**BRIEF:**
Leave the pictures out. Return all other data exactly.

**PROVIDED MATERIAL:**
----------------
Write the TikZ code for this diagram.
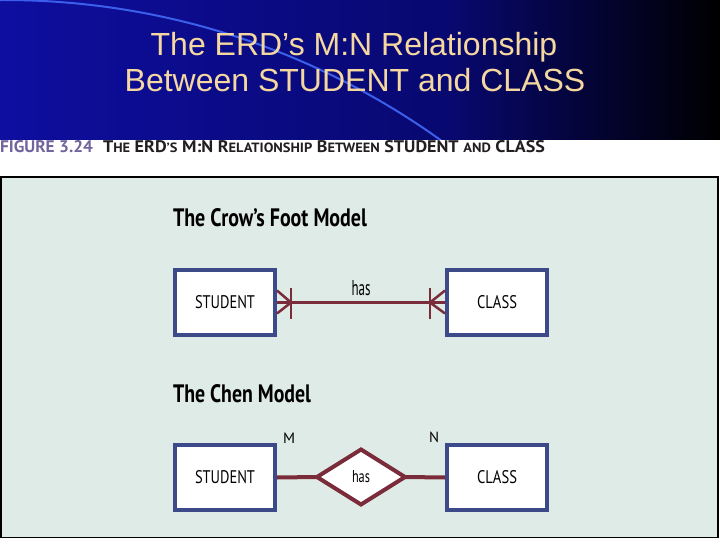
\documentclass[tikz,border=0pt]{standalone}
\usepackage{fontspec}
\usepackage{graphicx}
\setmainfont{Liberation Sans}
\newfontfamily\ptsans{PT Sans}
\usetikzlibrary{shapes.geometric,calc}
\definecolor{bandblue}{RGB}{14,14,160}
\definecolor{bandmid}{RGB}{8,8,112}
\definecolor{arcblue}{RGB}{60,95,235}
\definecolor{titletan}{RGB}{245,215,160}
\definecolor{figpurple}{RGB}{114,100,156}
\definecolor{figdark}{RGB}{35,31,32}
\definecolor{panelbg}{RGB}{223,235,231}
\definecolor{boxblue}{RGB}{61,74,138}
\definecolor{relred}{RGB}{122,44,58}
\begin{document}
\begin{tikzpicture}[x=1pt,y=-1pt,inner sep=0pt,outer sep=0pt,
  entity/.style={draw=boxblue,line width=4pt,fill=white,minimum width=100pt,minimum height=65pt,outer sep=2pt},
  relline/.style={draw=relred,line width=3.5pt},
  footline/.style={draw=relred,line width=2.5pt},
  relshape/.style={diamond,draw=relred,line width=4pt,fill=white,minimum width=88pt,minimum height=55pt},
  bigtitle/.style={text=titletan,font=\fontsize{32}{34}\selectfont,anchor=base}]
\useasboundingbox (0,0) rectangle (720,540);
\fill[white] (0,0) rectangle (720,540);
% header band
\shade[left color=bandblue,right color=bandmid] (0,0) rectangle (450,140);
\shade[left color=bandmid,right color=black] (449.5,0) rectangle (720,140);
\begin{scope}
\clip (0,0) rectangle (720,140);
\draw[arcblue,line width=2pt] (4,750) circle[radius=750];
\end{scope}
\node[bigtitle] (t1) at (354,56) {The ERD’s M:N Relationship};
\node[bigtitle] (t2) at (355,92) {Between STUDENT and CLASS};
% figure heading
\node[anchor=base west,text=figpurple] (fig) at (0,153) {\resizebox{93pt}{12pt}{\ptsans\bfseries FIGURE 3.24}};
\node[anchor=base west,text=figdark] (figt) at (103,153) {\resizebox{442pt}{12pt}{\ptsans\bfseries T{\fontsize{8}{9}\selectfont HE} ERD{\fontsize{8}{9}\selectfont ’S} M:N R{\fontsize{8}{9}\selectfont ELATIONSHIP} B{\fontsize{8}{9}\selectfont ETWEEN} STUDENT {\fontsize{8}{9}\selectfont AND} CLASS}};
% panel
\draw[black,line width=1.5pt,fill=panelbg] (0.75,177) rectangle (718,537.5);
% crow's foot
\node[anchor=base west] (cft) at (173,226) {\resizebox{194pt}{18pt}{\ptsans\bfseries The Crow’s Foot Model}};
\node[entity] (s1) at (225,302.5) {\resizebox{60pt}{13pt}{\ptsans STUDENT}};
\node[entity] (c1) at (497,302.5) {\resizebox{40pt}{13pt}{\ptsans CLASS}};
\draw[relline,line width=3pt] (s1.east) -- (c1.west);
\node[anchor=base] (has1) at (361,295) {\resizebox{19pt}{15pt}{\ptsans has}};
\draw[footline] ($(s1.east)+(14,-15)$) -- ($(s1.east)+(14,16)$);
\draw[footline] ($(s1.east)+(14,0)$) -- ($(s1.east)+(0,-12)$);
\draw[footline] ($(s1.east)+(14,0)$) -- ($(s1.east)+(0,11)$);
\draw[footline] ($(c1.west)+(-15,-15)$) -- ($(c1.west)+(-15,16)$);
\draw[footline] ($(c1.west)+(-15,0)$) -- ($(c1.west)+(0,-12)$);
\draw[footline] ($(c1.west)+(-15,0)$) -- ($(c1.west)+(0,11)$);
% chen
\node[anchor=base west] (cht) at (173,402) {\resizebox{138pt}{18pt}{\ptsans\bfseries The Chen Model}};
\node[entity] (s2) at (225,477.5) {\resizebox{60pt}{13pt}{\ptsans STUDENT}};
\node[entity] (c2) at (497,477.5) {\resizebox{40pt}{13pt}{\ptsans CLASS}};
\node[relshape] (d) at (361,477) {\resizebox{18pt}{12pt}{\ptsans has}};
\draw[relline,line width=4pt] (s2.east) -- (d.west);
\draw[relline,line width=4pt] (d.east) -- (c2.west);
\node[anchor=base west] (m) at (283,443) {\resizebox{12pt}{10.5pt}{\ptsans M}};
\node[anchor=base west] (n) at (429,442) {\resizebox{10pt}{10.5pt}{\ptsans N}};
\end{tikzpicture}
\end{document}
----------------
**FINISHED TASK:**
Write the TikZ code for this diagram.
\documentclass[tikz,border=0pt]{standalone}
\usepackage{fontspec}
\usepackage{graphicx}
\setmainfont{Liberation Sans}
\newfontfamily\ptsans{PT Sans}
\usetikzlibrary{shapes.geometric,calc}
\definecolor{bandblue}{RGB}{14,14,160}
\definecolor{bandmid}{RGB}{8,8,112}
\definecolor{arcblue}{RGB}{60,95,235}
\definecolor{titletan}{RGB}{245,215,160}
\definecolor{figpurple}{RGB}{114,100,156}
\definecolor{figdark}{RGB}{35,31,32}
\definecolor{panelbg}{RGB}{223,235,231}
\definecolor{boxblue}{RGB}{61,74,138}
\definecolor{relred}{RGB}{122,44,58}
\begin{document}
\begin{tikzpicture}[x=1pt,y=-1pt,inner sep=0pt,outer sep=0pt,
  entity/.style={draw=boxblue,line width=4pt,fill=white,minimum width=100pt,minimum height=65pt,outer sep=2pt},
  relline/.style={draw=relred,line width=3.5pt},
  footline/.style={draw=relred,line width=2.5pt},
  relshape/.style={diamond,draw=relred,line width=4pt,fill=white,minimum width=88pt,minimum height=55pt},
  bigtitle/.style={text=titletan,font=\fontsize{32}{34}\selectfont,anchor=base}]
\useasboundingbox (0,0) rectangle (720,540);
\fill[white] (0,0) rectangle (720,540);
% header band
\shade[left color=bandblue,right color=bandmid] (0,0) rectangle (450,140);
\shade[left color=bandmid,right color=black] (449.5,0) rectangle (720,140);
\begin{scope}
\clip (0,0) rectangle (720,140);
\draw[arcblue,line width=2pt] (4,750) circle[radius=750];
\end{scope}
\node[bigtitle] (t1) at (354,56) {The ERD’s M:N Relationship};
\node[bigtitle] (t2) at (355,92) {Between STUDENT and CLASS};
% figure heading
\node[anchor=base west,text=figpurple] (fig) at (0,153) {\resizebox{93pt}{12pt}{\ptsans\bfseries FIGURE 3.24}};
\node[anchor=base west,text=figdark] (figt) at (103,153) {\resizebox{442pt}{12pt}{\ptsans\bfseries T{\fontsize{8}{9}\selectfont HE} ERD{\fontsize{8}{9}\selectfont ’S} M:N R{\fontsize{8}{9}\selectfont ELATIONSHIP} B{\fontsize{8}{9}\selectfont ETWEEN} STUDENT {\fontsize{8}{9}\selectfont AND} CLASS}};
% panel
\draw[black,line width=1.5pt,fill=panelbg] (0.75,177) rectangle (718,537.5);
% crow's foot
\node[anchor=base west] (cft) at (173,226) {\resizebox{194pt}{18pt}{\ptsans\bfseries The Crow’s Foot Model}};
\node[entity] (s1) at (225,302.5) {\resizebox{60pt}{13pt}{\ptsans STUDENT}};
\node[entity] (c1) at (497,302.5) {\resizebox{40pt}{13pt}{\ptsans CLASS}};
\draw[relline,line width=3pt] (s1.east) -- (c1.west);
\node[anchor=base] (has1) at (361,295) {\resizebox{19pt}{15pt}{\ptsans has}};
\draw[footline] ($(s1.east)+(14,-15)$) -- ($(s1.east)+(14,16)$);
\draw[footline] ($(s1.east)+(14,0)$) -- ($(s1.east)+(0,-12)$);
\draw[footline] ($(s1.east)+(14,0)$) -- ($(s1.east)+(0,11)$);
\draw[footline] ($(c1.west)+(-15,-15)$) -- ($(c1.west)+(-15,16)$);
\draw[footline] ($(c1.west)+(-15,0)$) -- ($(c1.west)+(0,-12)$);
\draw[footline] ($(c1.west)+(-15,0)$) -- ($(c1.west)+(0,11)$);
% chen
\node[anchor=base west] (cht) at (173,402) {\resizebox{138pt}{18pt}{\ptsans\bfseries The Chen Model}};
\node[entity] (s2) at (225,477.5) {\resizebox{60pt}{13pt}{\ptsans STUDENT}};
\node[entity] (c2) at (497,477.5) {\resizebox{40pt}{13pt}{\ptsans CLASS}};
\node[relshape] (d) at (361,477) {\resizebox{18pt}{12pt}{\ptsans has}};
\draw[relline,line width=4pt] (s2.east) -- (d.west);
\draw[relline,line width=4pt] (d.east) -- (c2.west);
\node[anchor=base west] (m) at (283,443) {\resizebox{12pt}{10.5pt}{\ptsans M}};
\node[anchor=base west] (n) at (429,442) {\resizebox{10pt}{10.5pt}{\ptsans N}};
\end{tikzpicture}
\end{document}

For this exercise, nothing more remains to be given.